Selain pertimbangan kemungkinan
punahnya tata nilai dan sistem budaya masyarakat, perubahan desa menjadi kelurahan
juga harus ditinjau dari sisi hilangnya otonomi desa. Pada bentuknya yang
paling asli, desa pada hakekatnya adalah sebuah republik mini (self governing
community). Artinya, desa adalah sebuah entitas politik yang mandiri, yang
sejajaran kedudukan hukumnya sebagaimana layaknya suatu negara. Artinya, desa berhak mempunyai wilayah sendiri yang ditentukan oleh
batas-batas yang sah, berhak mengurus dan mengatur pemerintahan dan rumah
tangganya sendiri, berhak memilih dan mengangkat kepala daerahnya atau majelis
pemerintahan sendiri, berhak mempunyai harta benda dan sumber keuangan sendiri,
berhak memungut pajak sendiri, serta berhak atas tanah sendiri (Soetardjo
Kartohadikoesoemo, Desa, 1960). Namun
dalam negara kesatuan (unitary states)
tidak dimungkinkan adanya state within the state atau republik dalam
republik. Itulah sebabnya, status desa lebih merupakan local self government
melalui desentralisasi. Dalam posisi seperti ini, desa ibarat “daerah
otonom” sebagaimana layaknya provinsi dan kabupaten/kota, meskipun kebijakan
yang berlaku saat ini (UU No. 32/2004 tentang Pemerintahan Daerah) tidak secara
eksplisit mengatakan demikian. Sayangnya, trend kedepan justru mengarahkan
desa-desa yang telah maju untuk menjadi kelurahan, sehingga desa akan
kehilangan otonominya serta menjadi perangkat daerah yang bersifat
administratif belaka. Maka, dalam kacamata desentralisasi dan otonomi daerah,
perubahan desa menjadi kelurahan yang berakibat pada hilangnya otonomi desa
adalah sebuah kerugian besar negeri ini.
Argumen
lain yang memberatkan peralihan status desa menjadi kelurahan menurut saya
adalah pertimbangan administratif. Jumlah desa dewasa ini yang mencapai 74 ribu
desa, dengan 32 ribu diantarannya masuk kategori desa tertinggal (data
Kementerian PDT, 2013). Nah, jika 42 ribu desa dianggap “tidak tertinggal” yang
berarti memiliki basis pembangunan yang cukup maju, maka kategori inilah yang
prospektif untuk dikembangkan menjadi kelurahan.

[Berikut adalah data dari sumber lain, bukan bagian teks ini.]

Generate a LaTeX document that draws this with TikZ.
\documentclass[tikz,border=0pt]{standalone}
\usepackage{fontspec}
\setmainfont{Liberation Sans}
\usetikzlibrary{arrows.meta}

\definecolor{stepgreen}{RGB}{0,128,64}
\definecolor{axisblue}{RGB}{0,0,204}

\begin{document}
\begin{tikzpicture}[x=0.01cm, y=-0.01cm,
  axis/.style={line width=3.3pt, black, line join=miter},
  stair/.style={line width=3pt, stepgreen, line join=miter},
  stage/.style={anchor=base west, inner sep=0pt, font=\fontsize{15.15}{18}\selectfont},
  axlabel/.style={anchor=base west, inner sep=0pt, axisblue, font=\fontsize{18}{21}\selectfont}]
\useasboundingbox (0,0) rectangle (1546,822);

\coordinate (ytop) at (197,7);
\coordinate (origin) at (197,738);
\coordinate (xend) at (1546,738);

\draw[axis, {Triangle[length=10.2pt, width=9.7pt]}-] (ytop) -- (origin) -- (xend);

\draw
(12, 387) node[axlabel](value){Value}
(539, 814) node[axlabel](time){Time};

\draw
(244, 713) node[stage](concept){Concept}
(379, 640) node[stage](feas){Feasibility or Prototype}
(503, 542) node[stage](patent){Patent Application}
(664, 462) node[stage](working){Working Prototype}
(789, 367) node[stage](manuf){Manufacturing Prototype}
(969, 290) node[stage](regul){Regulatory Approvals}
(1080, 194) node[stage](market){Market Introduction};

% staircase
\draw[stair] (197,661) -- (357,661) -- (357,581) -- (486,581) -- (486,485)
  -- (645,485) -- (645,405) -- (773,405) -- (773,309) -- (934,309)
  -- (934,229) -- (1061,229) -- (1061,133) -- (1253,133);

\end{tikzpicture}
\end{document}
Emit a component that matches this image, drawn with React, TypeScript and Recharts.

Namun tidakkah terpikir bahwa
jika rata-rata pegawai dalam 1 desa adalah 10 orang, maka ada 420.000 pegawai
desa yang harus diangkat menjadi PNS, mengingat seluruh pegawai kelurahan
adalah PNS. Berapa banyak anggaran negara (APBN/APBD) yang harus disediakan
untuk membayar gaji mereka? Bukankah ini akan menjadi beban yang sangat berat
bagi Negara?
Oleh
karena itu, berdasarkan tiga argumentasi diatas, saya sangat tidak setuju
dengan kebijakan perubahan status desa menjadi kelurahan. Jika memungkinkan,
justru kelurahan-kelurahan yang ada dapat secara bertahap dikembalikan sebagai self governing community,
yang akan memperkaya khazanah budaya dalam sistem dan struktur pemerintahan di
Indonesia. Jika tidak mau melakukan perubahan kelurahan menjadi desa, maka jalan
tengah yang dapat dipilih adalah dengan tetap mempertahankan dual system, yakni mempertahankan dan tetap
memberlakukan desa dan kelurahan yang saat ini sama-sama eksis.